O governo Dilma herdou os custos: taxa de câmbio
megavalorizada, déficit em conta corrente em ascensão, infraestrutura
indigente, Petrobrás arruinada. Mais: a queda incessante da indústria
comprometeu o desempenho da arrecadação tributária. Os gastos públicos permaneceram
rígidos. A bonança externa acabou. Com inépcia só superada pela teimosia, seu
governo não conseguiu elevar os investimentos na infraestrutura em parcerias
com a área privada. Promoveu isenções de tributos caríssimas e ineficientes.
Reprimiu os preços de combustíveis e energia elétrica com fins eleitorais,
acumulando desequilíbrios nas empresas produtoras e pressões inflacionárias.
Resultado: colapso nas contas públicas e mergulho de 9,1% do PIB per capita em
dois anos, levando à perda de 3,5 milhões de empregos. As expectativas ruins
dos agentes econômicos passaram a cumprir como nunca o papel de profecias que
se autorrealizam.
A perda de popularidade na esteira da crise econômica e o
isolamento autoimposto da presidente implodiram o presidencialismo de coalizão.
Um governo tíbio, adoentado, entrou em fase terminal quando a Lava Jato expôs o
aparelhamento de empresas públicas para desfrute dos donos do poder e
seguidores. Mazela antiga, como se sabe, mas que assumiu extensão e intensidade
inusitadas no admirável mundo novo petista.
Esta recapitulação põe em perspectiva os tremendos desafios
do dia seguinte ao desenlace do processo de impeachment. A Nova República
acabou. A benevolência divina não nos negará a oportunidade de erguer sobre
seus escombros uma nova ordem política e econômica. Mas, como disse Jorge Luis
Borges, “até os milagres exigem precondições”. Para que Deus nos ajude serão
indispensáveis mudanças no sistema eleitoral e a adoção do parlamentarismo,
tornando o Legislativo mais responsável e permitindo, sem traumas, a rápida
substituição de governos ruins.
Sem truculência, mas com determinação, será preciso pôr
limites à pressão de corporações poderosas sobre as finanças públicas. O
patrimonialismo que grassa no setor estatal terá de ser coibido. As políticas
sociais devem ser mantidas, mas nos trilhos da eficiência e da inovação. As
condições de crescimento do País terão de ser recriadas com base na lisura, na
competência e na interação equilibrada dos agentes públicos e privados.
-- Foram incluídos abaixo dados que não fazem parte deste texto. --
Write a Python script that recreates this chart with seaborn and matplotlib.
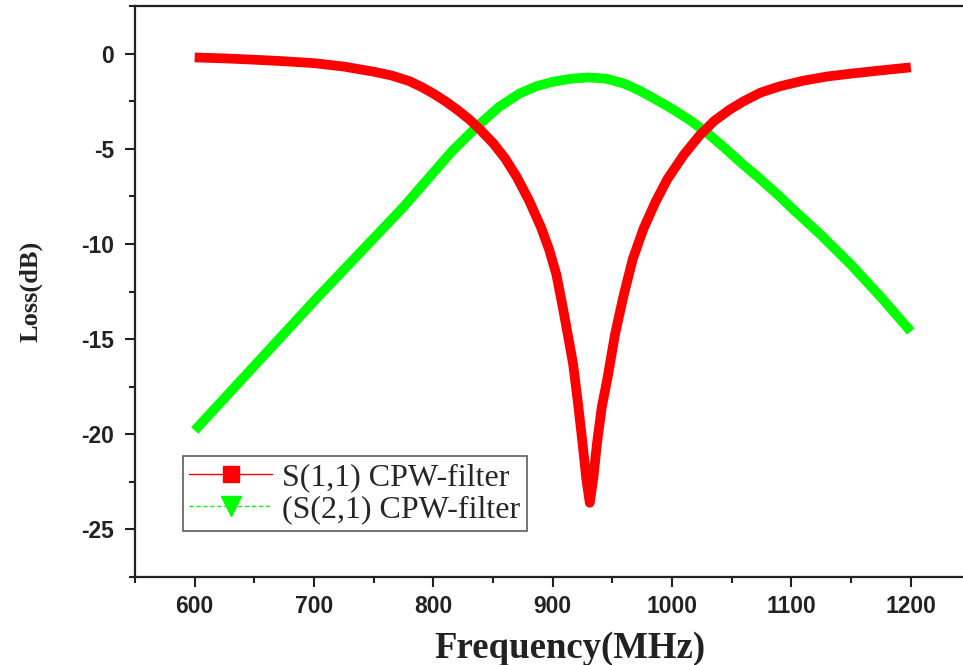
import matplotlib
matplotlib.use("Agg")
import matplotlib.pyplot as plt
from matplotlib.lines import Line2D
from matplotlib.ticker import MultipleLocator
import seaborn as sns
import pandas as pd

# ---- data ----
s11_freq = [600, 625, 650, 675, 700, 725, 750, 765, 780, 790, 800, 810, 820, 830,
            840, 850, 860, 870, 880, 890, 897, 903, 908, 913, 917, 921, 925, 928,
            931, 934, 937, 941, 946, 952, 959, 967, 976, 986, 996, 1010, 1023,
            1035, 1048, 1060, 1074, 1090, 1110, 1130, 1150, 1175, 1200]
s11_loss = [-0.20, -0.25, -0.32, -0.40, -0.50, -0.68, -0.95, -1.15, -1.45, -1.75,
            -2.1, -2.5, -2.95, -3.45, -4.05, -4.7, -5.5, -6.5, -7.7, -9.1, -10.3,
            -11.6, -13.2, -14.9, -16.3, -18.3, -20.5, -22.3, -23.6, -22.3, -20.5,
            -18.6, -17.0, -14.8, -12.8, -10.8, -9.2, -7.8, -6.6, -5.3, -4.3, -3.55,
            -2.95, -2.5, -2.05, -1.72, -1.42, -1.2, -1.05, -0.88, -0.72]

s21_freq = [600, 650, 700, 750, 775, 800, 816, 837, 855, 872, 886, 900, 915, 930,
            945, 960, 973, 986, 1000, 1015, 1030, 1043, 1058, 1074, 1090, 1100,
            1125, 1150, 1175, 1200]
s21_loss = [-19.8, -16.4, -13.0, -9.7, -8.05, -6.25, -5.1, -3.8, -2.8, -2.1, -1.72,
            -1.48, -1.32, -1.25, -1.32, -1.58, -1.95, -2.4, -2.9, -3.5, -4.2, -4.9,
            -5.75, -6.6, -7.5, -8.1, -9.55, -11.1, -12.8, -14.6]

series_labels = ["S(1,1) CPW-filter", "(S(2,1) CPW-filter"]
x_ticks = [600, 700, 800, 900, 1000, 1100, 1200]
y_ticks = [0, -5, -10, -15, -20, -25]

df11 = pd.DataFrame({"f": s11_freq, "loss": s11_loss})
df21 = pd.DataFrame({"f": s21_freq, "loss": s21_loss})

sns.set_theme(style="ticks")
plt.rcParams["font.family"] = ["Liberation Sans", "DejaVu Sans"]
plt.rcParams["axes.unicode_minus"] = False

fig = plt.figure(figsize=(9.63, 6.65), dpi=100)
ax = fig.add_axes([0.1402, 0.1323, 0.8676, 0.8586])

sns.lineplot(data=df21, x="f", y="loss", ax=ax, color="#00ff00", linewidth=7,
             sort=False, estimator=None)
sns.lineplot(data=df11, x="f", y="loss", ax=ax, color="#ff0000", linewidth=7,
             sort=False, estimator=None)
for ln in ax.lines:
    ln.set_solid_capstyle("butt")
    ln.set_solid_joinstyle("round")

ax.set_xlim(550, 1250)
ax.set_ylim(-27.5, 2.5)
ax.set_xticks(x_ticks)
ax.set_yticks(y_ticks)
ax.xaxis.set_minor_locator(MultipleLocator(50))
ax.yaxis.set_minor_locator(MultipleLocator(2.5))

for s in ["left", "bottom", "top"]:
    ax.spines[s].set_linewidth(1.6)
    ax.spines[s].set_color("#222222")
ax.spines["right"].set_visible(False)

ax.tick_params(axis="both", which="major", direction="out", length=7, width=1.5,
               color="#222222", labelsize=16.5, pad=6)
ax.tick_params(axis="y", which="major", pad=8)
ax.tick_params(axis="both", which="minor", direction="out", length=4, width=1.5,
               color="#222222")
ax.tick_params(axis="x", which="both", top=False)
for lab in ax.get_xticklabels() + ax.get_yticklabels():
    lab.set_fontweight("bold")
    lab.set_color("#222222")

ax.set_xlabel("Frequency(MHz)", family=["Liberation Serif", "DejaVu Serif"],
              fontweight="bold", fontsize=26.5, labelpad=9, color="#222222")
ax.xaxis.label.set_x(0.52)
ax.set_ylabel("Loss(dB)", family=["Liberation Serif", "DejaVu Serif"],
              fontweight="bold", fontsize=19, labelpad=28, color="#222222")

handles = [
    Line2D([], [], color="#ff0000", lw=1, marker="s", markersize=12,
           markerfacecolor="#ff0000", markeredgecolor="#ff0000"),
    Line2D([], [], color="#00ff00", lw=1, ls=(0, (3, 2)), marker="v", markersize=14,
           markerfacecolor="#00ff00", markeredgecolor="#00ff00"),
]
leg = ax.legend(handles, series_labels, loc="upper left",
                bbox_to_anchor=(0.0575, 0.212), borderaxespad=0,
                prop={"family": ["Liberation Serif", "DejaVu Serif"], "size": 23},
                frameon=True, fancybox=False, edgecolor="#333333",
                handlelength=2.6, handletextpad=0.3, borderpad=0.2,
                labelspacing=0.1)
leg.get_frame().set_linewidth(1.2)

fig.savefig("out.png", dpi=100)
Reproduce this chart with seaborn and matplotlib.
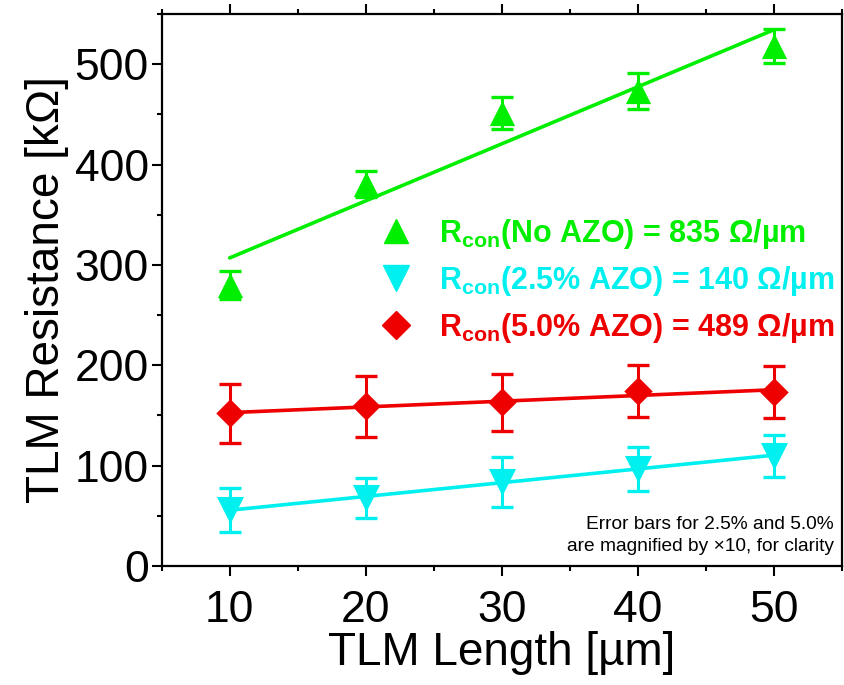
import numpy as np
import pandas as pd
import matplotlib
matplotlib.use('Agg')
import matplotlib.pyplot as plt
import seaborn as sns
from matplotlib.ticker import MultipleLocator
from matplotlib.lines import Line2D

# ---- data ----
lengths = [10, 20, 30, 40, 50]
r_no_azo = [280, 381, 451, 473, 518]
err_no_azo = [14, 13, 16, 18, 17]
r_25_azo = [56, 68, 84, 97, 110]
err_25_azo = [22, 20, 25, 22, 21]
r_50_azo = [152, 159, 163, 174, 173]
err_50_azo = [29, 30, 28, 26, 26]

series_names = ['No AZO', '2.5% AZO', '5.0% AZO']
rcon_values = [835, 140, 489]
x_ticks = [10, 20, 30, 40, 50]
y_ticks = [0, 100, 200, 300, 400, 500]

colors = ['#00EE00', '#00F0F0', '#EE0000']
markers = ['^', 'v', 'D']
marker_sizes = [330, 380, 210]

sns.set_theme(style='ticks')
plt.rcParams['font.family'] = ['Liberation Sans', 'DejaVu Sans']
plt.rcParams['mathtext.fontset'] = 'custom'
plt.rcParams['mathtext.rm'] = 'Liberation Sans'
plt.rcParams['mathtext.bf'] = 'Liberation Sans:bold'
plt.rcParams['text.color'] = 'black'
plt.rcParams['axes.labelcolor'] = 'black'
plt.rcParams['xtick.color'] = 'black'
plt.rcParams['ytick.color'] = 'black'

fig = plt.figure(figsize=(8.45, 6.85), dpi=100)
ax = fig.add_axes([161.7 / 845, 1 - 566 / 685, 680 / 845, 552 / 685])

all_vals = [r_no_azo, r_25_azo, r_50_azo]
all_errs = [err_no_azo, err_25_azo, err_50_azo]

handles = []
labels = []
for name, rc, vals, errs, c, m, s in zip(series_names, rcon_values, all_vals,
                                           all_errs, colors, markers, marker_sizes):
    coef = np.polyfit(lengths, vals, 1)
    fitted = np.polyval(coef, lengths)
    sns.lineplot(x=lengths, y=fitted, color=c, linewidth=2.6, ax=ax, zorder=2)
    ax.errorbar(lengths, vals, yerr=errs, fmt='none', ecolor=c, elinewidth=2.2,
                capsize=8, capthick=2.4, zorder=3)
    sns.scatterplot(x=lengths, y=vals, marker=m, s=s, color=c, edgecolor=c,
                    linewidth=0, ax=ax, zorder=4, legend=False)
    handles.append(Line2D([], [], linestyle='none', marker=m, color=c,
                          markersize=np.sqrt(s) * 0.95))
    labels.append(r'R$_{\mathbf{con}}$(' + name + f') = {rc} Ω/µm')

ax.set_xlim(5, 55)
ax.set_ylim(0, 550)
ax.set_xticks(x_ticks)
ax.set_yticks(y_ticks)
ax.xaxis.set_minor_locator(MultipleLocator(5))
ax.yaxis.set_minor_locator(MultipleLocator(50))

ax.tick_params(axis='both', which='major', direction='out', length=7.2, width=1.5,
               labelsize=32, colors='black', labelcolor='black')
ax.tick_params(axis='both', which='minor', direction='out', length=3.6, width=1.5)
ax.tick_params(axis='x', which='both', top=True, bottom=True, pad=10)
ax.tick_params(axis='y', which='both', left=True, right=False, pad=2)
for sp in ax.spines.values():
    sp.set_linewidth(1.6)
    sp.set_color('black')
    sp.set_visible(True)

ax.set_xlabel('TLM Length [µm]', fontsize=33, labelpad=0, color='black')
ax.set_ylabel('TLM Resistance [kΩ]', fontsize=33, labelpad=4, color='black')

leg = ax.legend(handles, labels, loc='upper left', bbox_to_anchor=(0.318, 0.632),
                frameon=False, prop={'weight': 'bold', 'size': 22},
                labelcolor=colors, handletextpad=0.8, labelspacing=0.42,
                borderaxespad=0, borderpad=0, handlelength=1.2)

ax.text(0.988, 0.02, 'Error bars for 2.5% and 5.0%\nare magnified by ×10, for clarity',
        transform=ax.transAxes, ha='right', va='bottom', fontsize=13.8,
        multialignment='right', color='black', linespacing=1.35)

fig.savefig('out.png', dpi=100)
Os próximos meses, sendo otimista, ainda serão de incerteza
e sacrifícios para um povo já sofrido. Virar esta página exigirá estabelecer um
mínimo de confiança do povo nas instituições democráticas. Eis o maior desafio
das lideranças políticas, sociais e intelectuais dispostas a plantar o futuro,
em vez de se agarrar aos escombros do passado.